Love's always a gamble.
What an odd, bad movie Taking Chances is. The movie itself is not necessarily odd, try as it might to be so. Its very existence is odd. How such a talented group of people agreed to star in it is odd. How anyone thought it was the least bit commercial is odd. It's just odd.
The usually-dependable Justin Long (Galaxy Quest) stars as Chase Revere, local historian of the town of Patriotville (that's right; the names "Patriotville" and "Revere" are used) who spends his days in a powdered wig working at a historic battlefield site. When the shady mayor of Patriotville (Rob Corddry of What Happens in Vegas, still looking for that breakout role) begins making a deal with a group of Native Americans to level the historical site and build a casino, Chase takes it upon himself to protect the battlefield and stop the casino. Helping him out is a beautiful but secretive girl (Emmanuelle Chriqui, You Don't Mess With the Zohan) that may or may not be a potential new love interest in a town devoid of romantic possibilities. Nick Offerman (so good on Parks and Recreation) and Missi Pyle (Josie and the Pussycats) also show up to be wasted in supporting roles.

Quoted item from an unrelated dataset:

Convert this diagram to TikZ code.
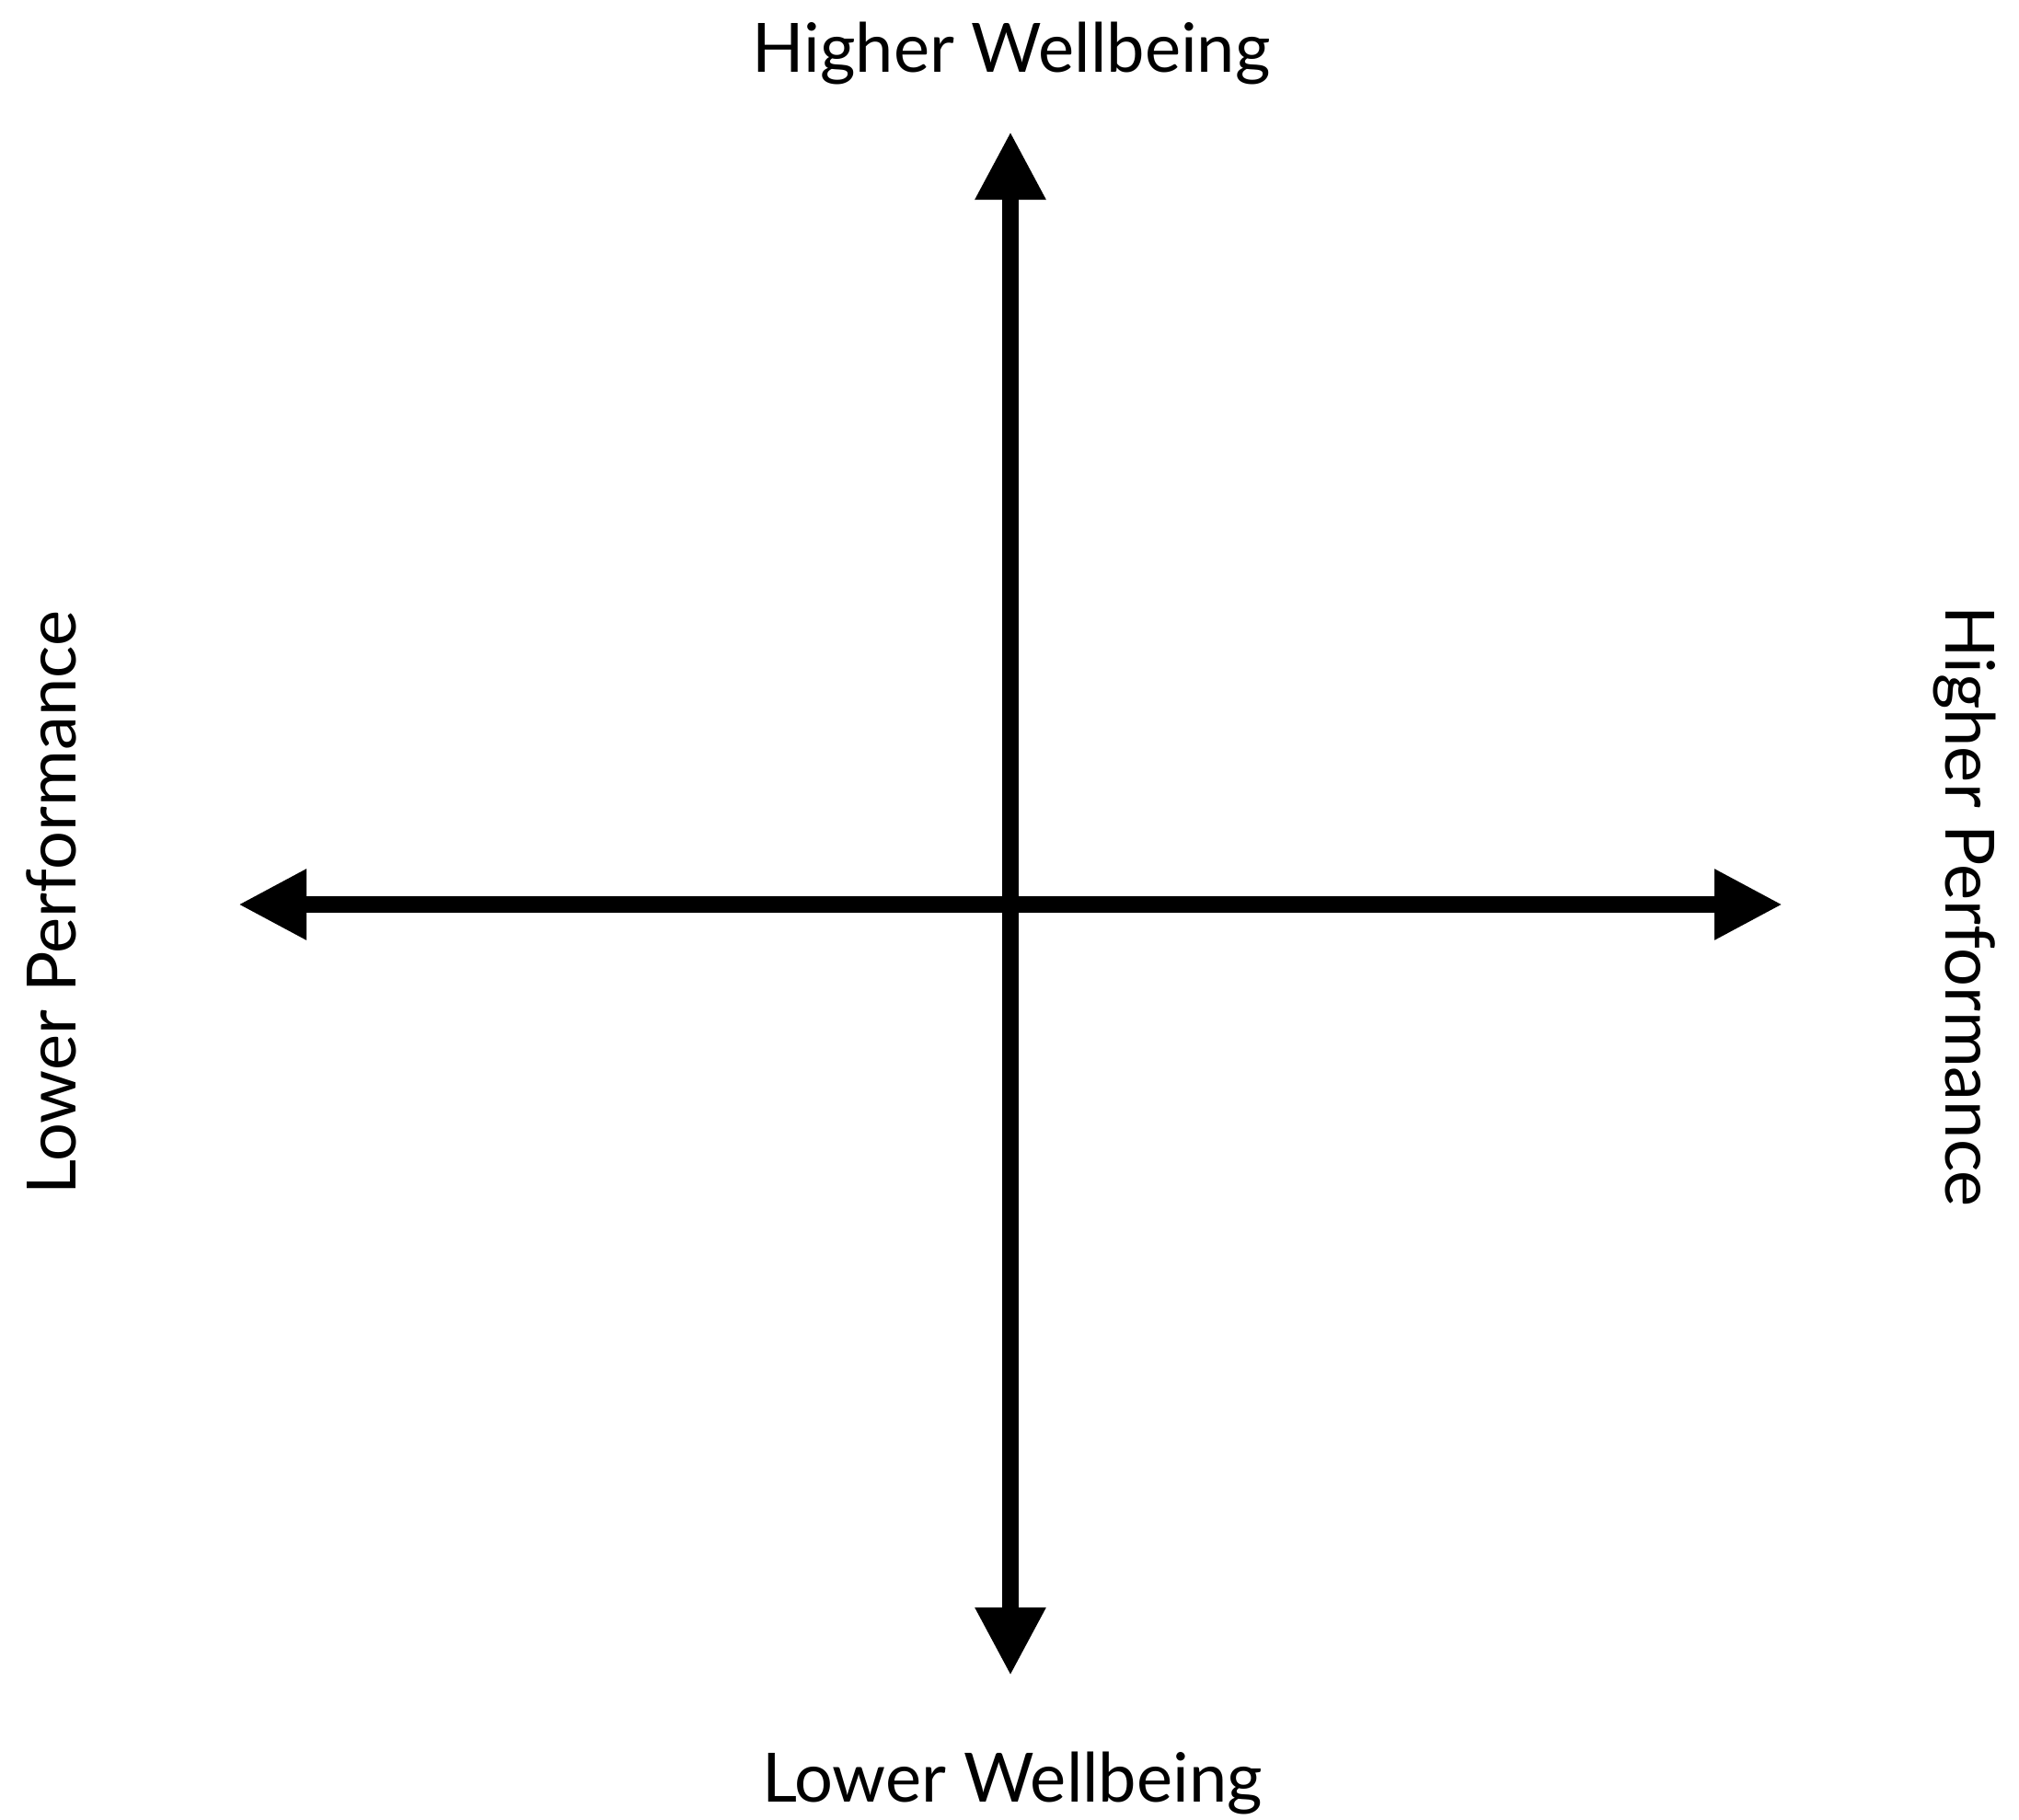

Here's something interesting about Taking Chances: it is not about taking chances. At all. Sure, at one point Chase has to decide whether or not to take a high dive into a lake, but that's about as chance-taking as the movie gets. Clearly, this is some attempt to make the film more marketable for its direct-to-DVD release; its original title was Patriotville, which is equally terrible but at the very least more accurately describes what the movie is. Taking Chances is the kind of utterly generic romantic comedy title that may trick one or two people browsing the new releases on a Saturday night, but it's a bait and switch (especially with that cover art; at no point does Chriqui—or anyone—use or even hold a playing card) that's not doing the film any favors.
Clearly, Taking Chances wants to be a kind of Garden State-lite, what with its lonely, mopey protagonist, its mysterious manic pixie dream girl (thanks, Nathan Rabin) and its indie-rock soundtrack. The problem is this: Garden State was a polished, effective (if more than a little twee) little movie that was actually about something. Taking Chances is a wrong-headed mix of tones (the Long stuff butts up against broad mugging from Corddry in a subplot that doesn't make sense, and don't get me started on his relationship with Chriqui) and a plot that's paper thin. That would be forgivable if the movie worked as an exploration of character. It does not. Chase's occupation and obsession with early American history is merely a screenwriter's conceit; it's a series of quirks that have nothing to do with who he is as a person. I'm not suggesting he needs to be a weirdo in every aspect of his life, but either his passion for history would inform the rest of his life or his life would inform his passion for history. That's how passions work. This movie doesn't get that. This movie doesn't get a lot of things.
The copy of Taking Chances watched for this review was a studio screener with unfinished audio and video and no bonus features.